* [DATA]
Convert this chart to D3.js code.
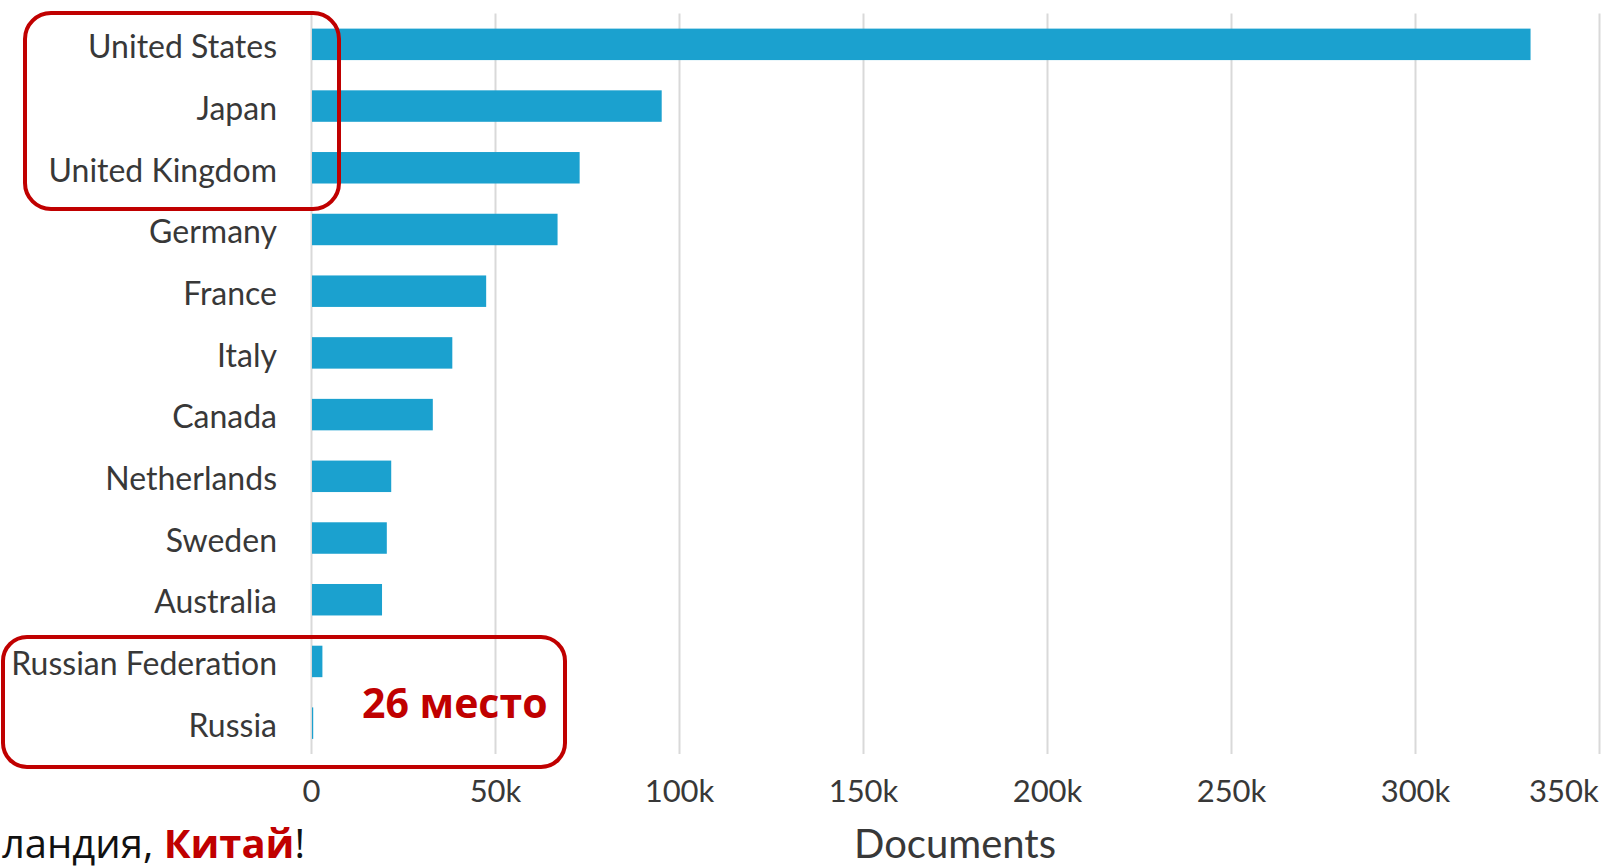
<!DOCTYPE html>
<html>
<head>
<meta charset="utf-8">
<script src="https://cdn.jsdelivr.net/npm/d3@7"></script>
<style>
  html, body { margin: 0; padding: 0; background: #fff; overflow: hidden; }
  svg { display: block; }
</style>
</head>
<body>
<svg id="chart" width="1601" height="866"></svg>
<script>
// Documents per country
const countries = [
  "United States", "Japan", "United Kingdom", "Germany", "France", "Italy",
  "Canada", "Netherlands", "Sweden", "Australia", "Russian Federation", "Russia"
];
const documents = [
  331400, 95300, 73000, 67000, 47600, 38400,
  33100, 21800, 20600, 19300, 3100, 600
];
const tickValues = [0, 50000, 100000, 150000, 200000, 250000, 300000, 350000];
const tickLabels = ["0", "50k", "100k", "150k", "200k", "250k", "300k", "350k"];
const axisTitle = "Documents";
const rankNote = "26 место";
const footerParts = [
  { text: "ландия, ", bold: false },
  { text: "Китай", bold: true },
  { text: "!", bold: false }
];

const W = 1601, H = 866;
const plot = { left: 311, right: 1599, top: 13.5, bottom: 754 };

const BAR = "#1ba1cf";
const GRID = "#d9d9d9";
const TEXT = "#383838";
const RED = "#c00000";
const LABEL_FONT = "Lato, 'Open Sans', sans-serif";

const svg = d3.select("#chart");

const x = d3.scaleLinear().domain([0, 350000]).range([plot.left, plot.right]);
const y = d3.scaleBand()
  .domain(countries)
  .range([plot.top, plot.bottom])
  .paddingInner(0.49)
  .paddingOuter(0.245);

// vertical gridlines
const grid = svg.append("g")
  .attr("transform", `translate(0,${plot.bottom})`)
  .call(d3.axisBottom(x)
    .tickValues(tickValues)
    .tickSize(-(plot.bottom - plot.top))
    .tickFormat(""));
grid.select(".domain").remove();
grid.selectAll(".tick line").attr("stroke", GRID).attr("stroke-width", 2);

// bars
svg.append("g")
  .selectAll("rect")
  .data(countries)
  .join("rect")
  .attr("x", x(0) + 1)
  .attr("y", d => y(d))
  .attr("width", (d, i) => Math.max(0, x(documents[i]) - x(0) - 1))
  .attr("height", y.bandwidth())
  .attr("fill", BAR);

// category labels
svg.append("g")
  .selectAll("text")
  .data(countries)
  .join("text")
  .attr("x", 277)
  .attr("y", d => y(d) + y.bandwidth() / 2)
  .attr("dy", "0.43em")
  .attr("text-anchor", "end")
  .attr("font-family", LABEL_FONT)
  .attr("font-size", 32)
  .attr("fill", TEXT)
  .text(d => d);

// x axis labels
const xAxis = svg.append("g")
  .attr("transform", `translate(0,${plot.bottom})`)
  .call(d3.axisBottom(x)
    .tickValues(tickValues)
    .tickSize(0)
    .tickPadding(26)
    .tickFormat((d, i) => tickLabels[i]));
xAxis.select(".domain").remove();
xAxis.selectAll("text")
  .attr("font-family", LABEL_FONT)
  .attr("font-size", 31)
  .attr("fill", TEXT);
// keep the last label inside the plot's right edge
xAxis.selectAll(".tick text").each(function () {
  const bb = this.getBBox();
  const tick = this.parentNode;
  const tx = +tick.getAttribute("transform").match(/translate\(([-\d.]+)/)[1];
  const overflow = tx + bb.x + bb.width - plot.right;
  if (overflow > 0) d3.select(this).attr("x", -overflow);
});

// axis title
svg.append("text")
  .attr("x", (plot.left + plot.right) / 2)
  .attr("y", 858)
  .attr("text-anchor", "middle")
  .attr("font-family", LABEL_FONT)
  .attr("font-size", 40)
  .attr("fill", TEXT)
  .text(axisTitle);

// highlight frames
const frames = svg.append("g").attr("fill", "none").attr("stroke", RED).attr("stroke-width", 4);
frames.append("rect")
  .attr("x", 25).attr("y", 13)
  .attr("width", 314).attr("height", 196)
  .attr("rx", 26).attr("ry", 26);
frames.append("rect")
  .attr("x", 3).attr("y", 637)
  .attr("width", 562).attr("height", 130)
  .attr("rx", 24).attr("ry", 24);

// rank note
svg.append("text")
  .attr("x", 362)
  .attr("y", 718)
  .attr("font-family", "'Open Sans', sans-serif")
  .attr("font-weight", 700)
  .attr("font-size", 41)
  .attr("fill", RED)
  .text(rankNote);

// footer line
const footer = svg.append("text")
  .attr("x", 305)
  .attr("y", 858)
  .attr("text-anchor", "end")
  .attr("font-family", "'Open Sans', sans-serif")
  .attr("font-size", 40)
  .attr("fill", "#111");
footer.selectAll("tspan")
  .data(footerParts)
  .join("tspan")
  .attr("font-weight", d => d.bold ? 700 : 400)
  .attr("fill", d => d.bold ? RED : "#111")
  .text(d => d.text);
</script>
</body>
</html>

* [WHAT THIS TASK INVOLVES] Take each line of the material that contains the word "chart" and list it.

* [RESPONSE BELOW]
Convert this chart to D3.js code.
<svg id="chart" width="1601" height="866"></svg>
const svg = d3.select("#chart");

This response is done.